By Rep. Joseph M. McNamara and Kurt Altman
When Navy fighter pilot Matt Bellina was 30, he went to the doctor to have some odd symptoms checked out. The diagnosis was a shock: Lou Gehrig’s disease, or ALS. ALS is always fatal, usually killing its victims within three years. That was two years ago.
Matt is still with us; but walking, talking, and other basic functions are getting harder every day.
It’s stories like Matt’s that inspired me to introduce the Rhode Island Right To Try Act, which easily passed the House and is now being considered in the Senate.
Every year a million Americans with terminal diagnoses will hear from their doctor that there are no options left, and it’s time to get their affairs in order. What their doctors really mean is that in their toolbox of approved medications, there’s nothing left.
The truth is there are more than 500 treatments just for cancer stuck in the FDA’s pipeline right now; many already available and saving lives in Europe. Right to Try allows patients with terminal illness, who have tried all existing treatments with no success and cannot enroll in a clinical trial, with their doctor’s recommendation and help, to access new treatments that are being safely used in government-approved clinical trials but have not yet been fully approved.

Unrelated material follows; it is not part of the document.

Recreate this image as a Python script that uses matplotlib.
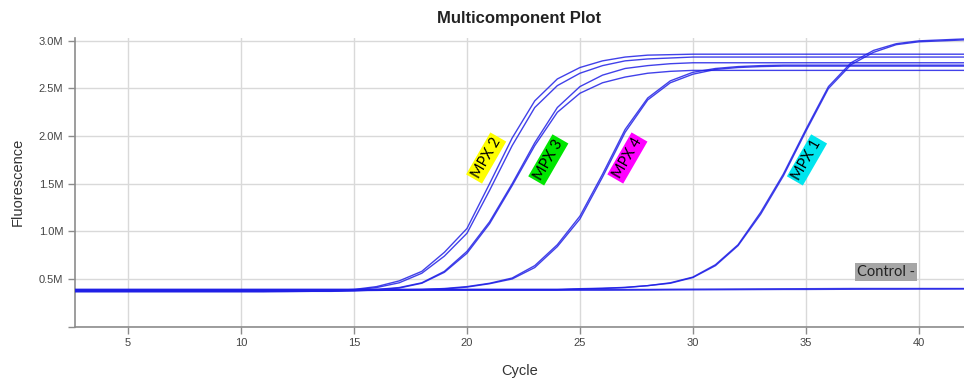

Twenty-eight states have adopted Right to Try and it has been introduced in another 19. We’re not talking about pimple cream for healthy teens. This is about diseases that will kill you if you don’t get help right away.
If you were on a sinking ship, would you pass the only available lifeboat because the government hadn’t finished certifying it yet? Of course not, you’d say, put the lifeboat in the water. Right To Try gets the lifeboats in the water. As Ted Harada, a 38 year old ALS sufferer has said, “it’s not called Right to a Cure, it’s called Right to Try, don’t deny us that opportunity.”
In a recent article, Lisa Kearns and Arthur Caplan argued this is too risky and could cause a more accelerated or painful death. But the only treatments available under Right To Try are those that the FDA has already said are safe. These drugs are already being given to patients lucky enough to qualify for government-sanctioned clinical trials. So any patient using the drug under a Right To Try law is facing the exact same risk as people in clinical trials.
Fewer than 3 percent of cancer patients are selected for clinical trials. That leaves 97 percent stuck unable to access a drug in trials that their doctor, based on medical evidence and judgment, believes is their best hope. HB 7156 is for those 97 percent.
Matt’s wife, Caitlin, says it better than I ever could: “Our government asked Matt to strap a rocket to his back and go fly to defend the country, but now when it’s his turn and something is wrong with him, the government says ‘Sorry. It’s too dangerous for you to try that.’”
I don’t want the government to tell dying people that they don’t have the right to try to save their own lives. I want the government to remove barriers that prevent healthcare professionals from providing the care that they are trained to give.
Right To Try laws have helped more than 40 patients access a drug that is finishing its final clinical trial phase and that has already been approved for use in other developed countries. These laws are saving lives today. This is not “false hope,” as Kearns and Caplan profess from their ivory research tower, it is real treatment for real people that was unattainable until Right to Try became law in their states.
If your loved one were dying from a terminal illness and there were promising treatments that could help them, you’d do anything to get them. We shouldn’t make people fighting for their lives fight the government, we should help them. That’s why we must pass the Right To Try law this session. Rhode Island is the state of hope and HB 7156 simply provides a much-needed tool that will give Rhode Islanders, not a guarantee, but an opportunity to take action to make that hope a reality.
Joseph M. McNamara is a Democratic state representative from District 19 in Warwick. He is the chairman of the House Committee on Health, Education and Welfare. Kurt Altman is Of Counsel to the Goldwater Institute.